[WRITTEN REQUEST]:
Write out every line below that includes the word "this".

Start of INFORMATION PROVIDED

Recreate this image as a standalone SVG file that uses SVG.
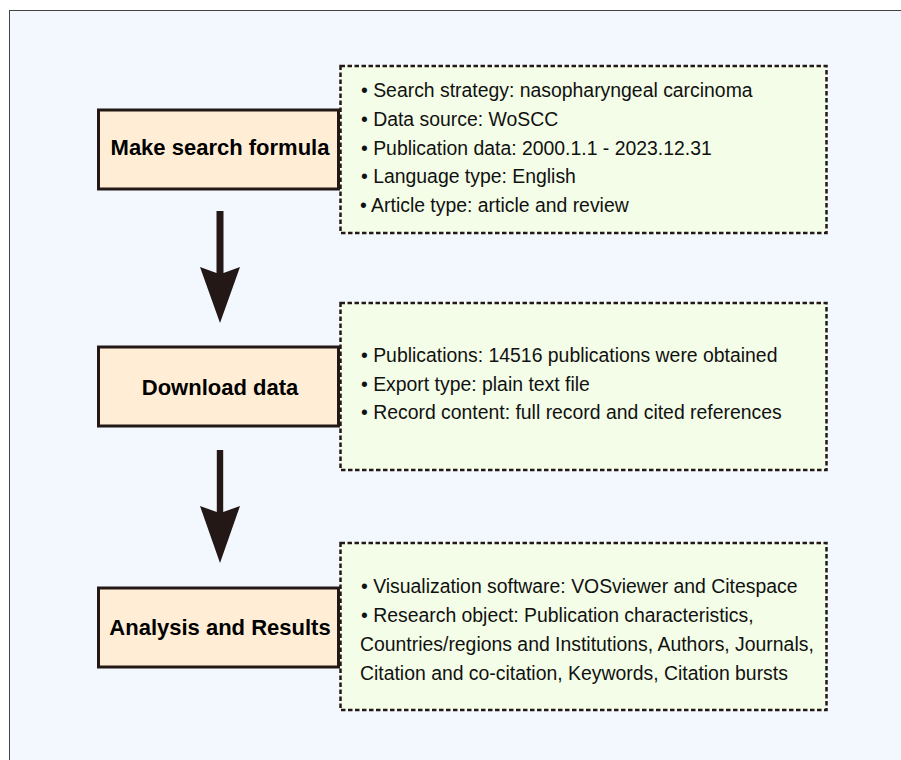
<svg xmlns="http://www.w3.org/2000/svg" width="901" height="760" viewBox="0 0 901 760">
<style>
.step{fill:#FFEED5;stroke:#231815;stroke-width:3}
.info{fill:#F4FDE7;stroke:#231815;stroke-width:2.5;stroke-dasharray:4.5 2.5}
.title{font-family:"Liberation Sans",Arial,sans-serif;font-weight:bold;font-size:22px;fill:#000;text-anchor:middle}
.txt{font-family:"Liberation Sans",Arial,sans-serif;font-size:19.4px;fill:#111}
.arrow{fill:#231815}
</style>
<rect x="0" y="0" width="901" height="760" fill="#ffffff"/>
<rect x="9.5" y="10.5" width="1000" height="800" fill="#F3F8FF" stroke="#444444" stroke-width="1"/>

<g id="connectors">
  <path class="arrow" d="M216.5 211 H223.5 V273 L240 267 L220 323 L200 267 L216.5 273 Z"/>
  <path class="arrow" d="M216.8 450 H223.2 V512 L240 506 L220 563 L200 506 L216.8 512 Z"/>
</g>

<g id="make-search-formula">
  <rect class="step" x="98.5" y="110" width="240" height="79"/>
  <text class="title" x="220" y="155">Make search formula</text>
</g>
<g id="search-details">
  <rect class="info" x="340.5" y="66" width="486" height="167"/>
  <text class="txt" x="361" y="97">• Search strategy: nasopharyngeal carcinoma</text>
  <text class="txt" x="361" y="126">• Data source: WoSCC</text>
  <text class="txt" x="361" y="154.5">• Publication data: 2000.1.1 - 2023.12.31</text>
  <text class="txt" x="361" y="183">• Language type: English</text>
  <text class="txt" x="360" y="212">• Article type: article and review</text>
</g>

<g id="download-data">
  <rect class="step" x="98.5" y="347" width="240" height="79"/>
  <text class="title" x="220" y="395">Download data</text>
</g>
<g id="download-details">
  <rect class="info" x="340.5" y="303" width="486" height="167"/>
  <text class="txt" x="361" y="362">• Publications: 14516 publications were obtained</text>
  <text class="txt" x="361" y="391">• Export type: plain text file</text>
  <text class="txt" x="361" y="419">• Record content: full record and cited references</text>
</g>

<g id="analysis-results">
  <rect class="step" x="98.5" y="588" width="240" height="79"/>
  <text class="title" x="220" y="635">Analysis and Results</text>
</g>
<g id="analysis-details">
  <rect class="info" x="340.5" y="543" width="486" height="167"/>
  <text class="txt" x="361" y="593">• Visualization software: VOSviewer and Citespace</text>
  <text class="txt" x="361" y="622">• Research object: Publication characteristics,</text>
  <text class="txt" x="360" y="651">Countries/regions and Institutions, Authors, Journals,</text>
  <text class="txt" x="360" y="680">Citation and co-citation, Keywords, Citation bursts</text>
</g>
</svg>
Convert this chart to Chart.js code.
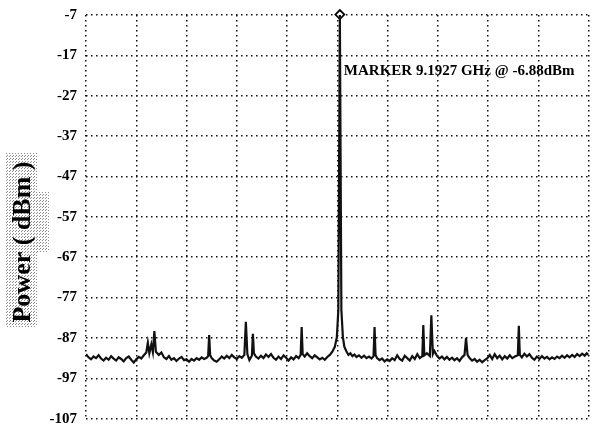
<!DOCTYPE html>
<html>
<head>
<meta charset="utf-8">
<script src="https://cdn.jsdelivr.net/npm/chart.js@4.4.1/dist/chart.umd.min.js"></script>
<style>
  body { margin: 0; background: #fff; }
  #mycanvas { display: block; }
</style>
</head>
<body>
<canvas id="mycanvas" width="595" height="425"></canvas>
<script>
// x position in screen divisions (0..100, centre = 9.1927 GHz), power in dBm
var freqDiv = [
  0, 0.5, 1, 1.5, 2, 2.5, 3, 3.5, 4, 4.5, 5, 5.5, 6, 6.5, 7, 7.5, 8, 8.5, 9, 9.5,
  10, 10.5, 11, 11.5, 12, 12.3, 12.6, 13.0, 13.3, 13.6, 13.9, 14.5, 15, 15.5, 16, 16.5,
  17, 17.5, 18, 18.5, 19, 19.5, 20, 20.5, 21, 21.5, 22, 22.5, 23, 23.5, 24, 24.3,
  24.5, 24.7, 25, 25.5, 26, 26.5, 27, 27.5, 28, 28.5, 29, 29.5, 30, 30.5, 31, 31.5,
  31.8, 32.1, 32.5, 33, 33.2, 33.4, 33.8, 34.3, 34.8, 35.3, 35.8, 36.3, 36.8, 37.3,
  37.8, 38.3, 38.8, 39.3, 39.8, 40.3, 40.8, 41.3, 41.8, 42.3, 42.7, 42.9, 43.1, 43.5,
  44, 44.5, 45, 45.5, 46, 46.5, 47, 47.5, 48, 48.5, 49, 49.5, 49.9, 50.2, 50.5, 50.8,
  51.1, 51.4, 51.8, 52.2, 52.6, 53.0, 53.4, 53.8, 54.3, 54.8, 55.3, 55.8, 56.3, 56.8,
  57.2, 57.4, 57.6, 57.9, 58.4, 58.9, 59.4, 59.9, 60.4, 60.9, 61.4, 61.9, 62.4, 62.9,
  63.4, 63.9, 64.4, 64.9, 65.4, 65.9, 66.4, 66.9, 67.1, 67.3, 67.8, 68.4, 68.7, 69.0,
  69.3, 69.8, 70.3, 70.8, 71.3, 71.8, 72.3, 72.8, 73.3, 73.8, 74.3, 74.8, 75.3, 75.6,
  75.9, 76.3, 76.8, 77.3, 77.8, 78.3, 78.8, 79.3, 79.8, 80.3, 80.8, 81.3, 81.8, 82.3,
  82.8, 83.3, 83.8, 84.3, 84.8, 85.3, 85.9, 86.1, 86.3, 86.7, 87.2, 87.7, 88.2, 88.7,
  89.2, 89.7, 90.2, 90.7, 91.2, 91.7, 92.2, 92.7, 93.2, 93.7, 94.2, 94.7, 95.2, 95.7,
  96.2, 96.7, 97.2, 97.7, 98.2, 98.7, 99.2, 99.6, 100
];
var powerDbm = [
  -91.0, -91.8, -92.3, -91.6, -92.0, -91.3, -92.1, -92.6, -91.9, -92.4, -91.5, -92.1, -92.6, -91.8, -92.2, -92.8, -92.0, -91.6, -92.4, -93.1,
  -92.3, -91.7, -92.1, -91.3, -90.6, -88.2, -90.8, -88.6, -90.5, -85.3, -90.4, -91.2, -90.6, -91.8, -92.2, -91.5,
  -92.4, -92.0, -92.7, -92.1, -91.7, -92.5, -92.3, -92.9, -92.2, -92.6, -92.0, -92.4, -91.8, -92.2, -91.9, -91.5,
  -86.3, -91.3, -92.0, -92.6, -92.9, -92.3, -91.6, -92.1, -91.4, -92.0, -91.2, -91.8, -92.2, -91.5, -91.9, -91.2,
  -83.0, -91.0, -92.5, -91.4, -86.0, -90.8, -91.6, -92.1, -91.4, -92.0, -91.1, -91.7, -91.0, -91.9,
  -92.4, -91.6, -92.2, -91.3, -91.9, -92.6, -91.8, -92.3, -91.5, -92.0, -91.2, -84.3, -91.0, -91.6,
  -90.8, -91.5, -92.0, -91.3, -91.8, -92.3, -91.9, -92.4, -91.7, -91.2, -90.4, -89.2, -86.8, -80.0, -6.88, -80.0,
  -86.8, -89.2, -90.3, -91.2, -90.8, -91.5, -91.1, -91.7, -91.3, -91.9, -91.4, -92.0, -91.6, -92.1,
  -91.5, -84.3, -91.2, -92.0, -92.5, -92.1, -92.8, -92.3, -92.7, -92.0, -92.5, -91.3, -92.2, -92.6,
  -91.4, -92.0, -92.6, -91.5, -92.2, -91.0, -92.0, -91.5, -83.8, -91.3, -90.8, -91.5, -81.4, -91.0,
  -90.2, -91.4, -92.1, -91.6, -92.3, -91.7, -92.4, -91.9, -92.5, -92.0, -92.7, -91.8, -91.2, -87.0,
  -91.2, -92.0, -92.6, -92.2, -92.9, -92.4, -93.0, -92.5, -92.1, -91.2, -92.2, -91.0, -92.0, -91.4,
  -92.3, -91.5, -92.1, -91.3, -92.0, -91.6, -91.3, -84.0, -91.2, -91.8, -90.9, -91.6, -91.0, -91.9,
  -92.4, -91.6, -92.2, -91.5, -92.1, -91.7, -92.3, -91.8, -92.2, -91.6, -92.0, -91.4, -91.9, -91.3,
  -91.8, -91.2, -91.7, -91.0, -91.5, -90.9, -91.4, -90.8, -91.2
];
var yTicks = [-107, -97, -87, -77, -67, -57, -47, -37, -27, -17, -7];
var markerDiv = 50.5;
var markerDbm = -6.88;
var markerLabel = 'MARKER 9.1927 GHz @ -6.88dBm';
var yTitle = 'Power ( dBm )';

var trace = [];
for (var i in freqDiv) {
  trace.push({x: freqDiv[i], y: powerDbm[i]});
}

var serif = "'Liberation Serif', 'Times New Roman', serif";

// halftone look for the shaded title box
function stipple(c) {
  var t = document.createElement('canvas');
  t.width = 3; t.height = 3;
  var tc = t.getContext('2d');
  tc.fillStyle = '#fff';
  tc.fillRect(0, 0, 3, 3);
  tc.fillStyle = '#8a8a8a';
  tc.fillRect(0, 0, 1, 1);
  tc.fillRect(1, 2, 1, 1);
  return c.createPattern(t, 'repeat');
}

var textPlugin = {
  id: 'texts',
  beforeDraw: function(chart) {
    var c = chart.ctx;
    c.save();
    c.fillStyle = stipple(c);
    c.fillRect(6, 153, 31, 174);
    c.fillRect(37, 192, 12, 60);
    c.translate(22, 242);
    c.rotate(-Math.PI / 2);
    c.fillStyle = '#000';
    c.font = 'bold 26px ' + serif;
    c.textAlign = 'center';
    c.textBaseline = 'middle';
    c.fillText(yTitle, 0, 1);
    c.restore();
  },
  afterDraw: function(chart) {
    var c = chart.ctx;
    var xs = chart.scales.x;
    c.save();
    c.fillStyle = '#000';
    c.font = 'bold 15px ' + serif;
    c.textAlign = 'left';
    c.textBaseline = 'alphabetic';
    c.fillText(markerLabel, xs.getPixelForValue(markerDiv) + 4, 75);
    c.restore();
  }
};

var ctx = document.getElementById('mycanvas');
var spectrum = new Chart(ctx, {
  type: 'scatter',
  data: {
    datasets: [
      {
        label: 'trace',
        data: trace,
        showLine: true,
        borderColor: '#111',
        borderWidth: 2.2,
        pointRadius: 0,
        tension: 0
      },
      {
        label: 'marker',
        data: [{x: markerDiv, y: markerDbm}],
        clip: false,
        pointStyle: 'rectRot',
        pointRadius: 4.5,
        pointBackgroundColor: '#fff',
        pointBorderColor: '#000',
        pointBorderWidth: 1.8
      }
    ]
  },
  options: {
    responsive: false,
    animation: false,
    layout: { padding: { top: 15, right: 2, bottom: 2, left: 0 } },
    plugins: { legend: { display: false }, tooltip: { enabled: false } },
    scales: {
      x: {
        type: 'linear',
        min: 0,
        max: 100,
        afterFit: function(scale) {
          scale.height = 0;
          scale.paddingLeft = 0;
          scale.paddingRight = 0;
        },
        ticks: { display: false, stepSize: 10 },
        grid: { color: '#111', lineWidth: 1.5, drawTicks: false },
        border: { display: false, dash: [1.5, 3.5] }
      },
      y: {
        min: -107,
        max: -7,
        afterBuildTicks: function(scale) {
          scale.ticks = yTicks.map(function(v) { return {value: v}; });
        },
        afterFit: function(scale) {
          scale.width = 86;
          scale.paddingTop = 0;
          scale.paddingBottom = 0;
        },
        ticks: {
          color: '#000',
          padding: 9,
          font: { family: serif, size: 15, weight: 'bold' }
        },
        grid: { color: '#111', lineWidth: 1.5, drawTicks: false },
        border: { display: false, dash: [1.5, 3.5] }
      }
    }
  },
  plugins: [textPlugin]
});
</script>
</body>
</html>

End of INFORMATION PROVIDED

[CORRECT RESPONSE]:
Recreate this image as a standalone SVG file that uses SVG.
Convert this chart to Chart.js code.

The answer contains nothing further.